The wholesale suppression of democratic rights by the police on the streets of Toronto— abetted and supported by all levels of government—shocked broad layers of the population. Protestors were kicked, bludgeoned, tear gassed, trampled by police horses and shot at with rubber and plastic bullets. Even prior to the beginning of the demonstrations, homes were raided in the middle of the night and without warrants being shown in a series of “preventative arrests.” Journalists covering these unprecedented events were arrested and assaulted. Those apprehended were hauled into primitive detention cages, strip searched, and denied legal counsel.
Indeed, so egregious were the police actions at Queen and Spadina—caught on live television for all to see—that Toronto Police Chief Bill Blair was forced, after a public pillorying, to belatedly contradict “no apology” statements from his Staff Superintendent and admit that the kettling operation “probably” was allowed to go on for too long.
Despite the public outcry against the police-state methods unleashed at the G20, both federal Prime Minister Stephen Harper and Ontario Premier McGuinty have issued statements supporting the security measures and have refused to convene a public inquiry. For their own part, Toronto City’s Councilors, led by social democratic Mayor David Miller, voted 36–0 to “commend outstanding police work”.
In the wake of the June events, no less than three governmental “reviews” of police conduct have been set up by provincial and municipal authorities to purportedly investigate the circumstances surrounding the mass arrest of 1,150 protestors and bystanders at the global summit. But none of these have a mandate to seriously probe and hold the police and state security agencies’ Integrated Security Unit or the federal government accountable for the blanket repression, let alone to objectively investigate evidence of police brutality.
The flurry of lawsuit filings was further spurred after prosecutors failed to pin convictions on many of those arrested. On August 23rd, 303 defendants appeared before an Ontario magistrate’s court in Toronto to face charges stemming from the summit.
The June police blitz was the largest mass arrest in the history of Canada—more than during the Great Winnipeg General Strike of 1919 or the suspension of civil liberties in Quebec under the War Measures Act during the 1970 FLQ crisis.

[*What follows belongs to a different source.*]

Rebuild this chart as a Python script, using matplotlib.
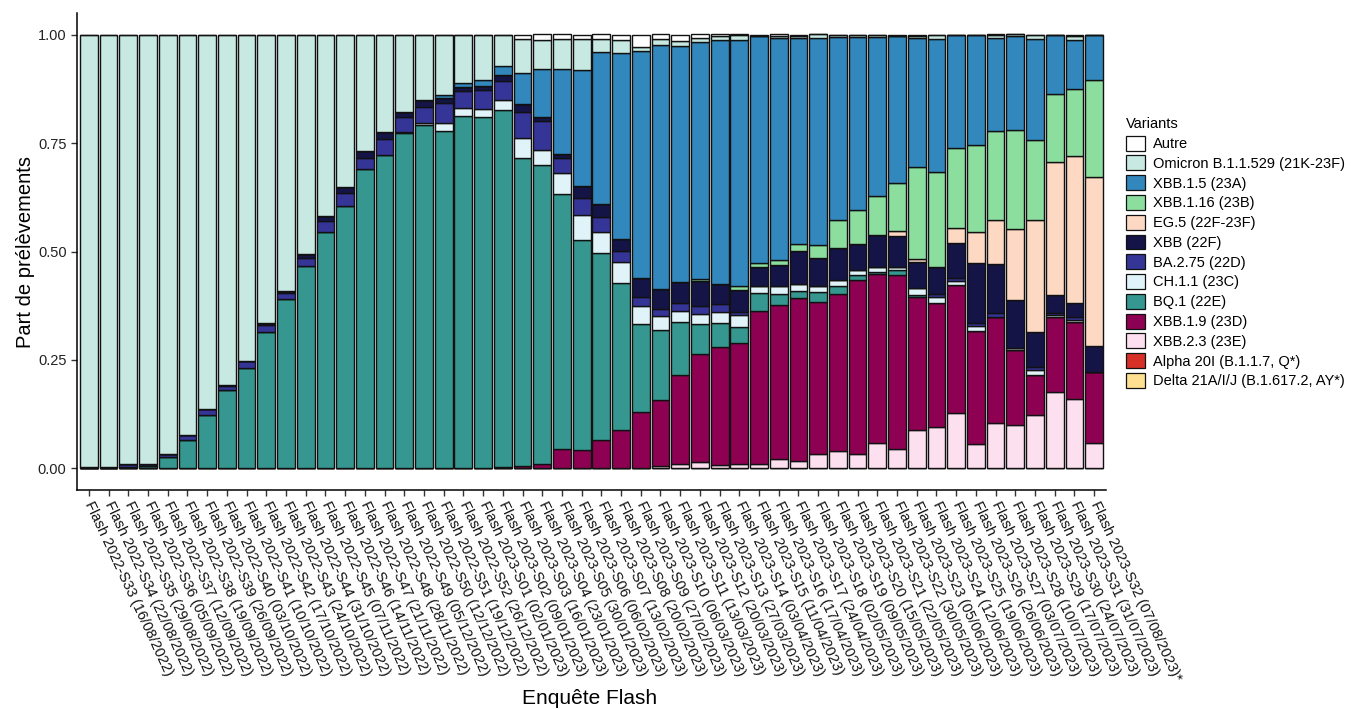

Of the 1,150 people arrested, more than 800 were released from custody without charge as the summit concluded. At the magistrate’s court in August, Crown prosecutors entirely back-footed by the grievous lack of evidence accompanying many of the remaining charges agreed to withdraw 31 warrants outright and struck deals with another 22 individuals, staying all charges in exchange for agreements by the accused to donate $25 or $50 to charity. An additional 9 charges were dismissed because people were “listed in error.” Five people signed a peace bond in exchange for full exoneration. Another 227 cases were adjourned until the autumn with the Crown failing in the majority of those cases to produce any evidence to defense lawyers. Only six individuals appearing before the magistrates—three courtrooms were used to handle the crush of defendants—pleaded guilty—mostly on charges of petty larceny.
On September 27, prosecutors will begin proceedings against 17 so-called “ringleaders” on conspiracy charges stemming from a police undercover operation directed against reputed organizers of the anti-G20 protests.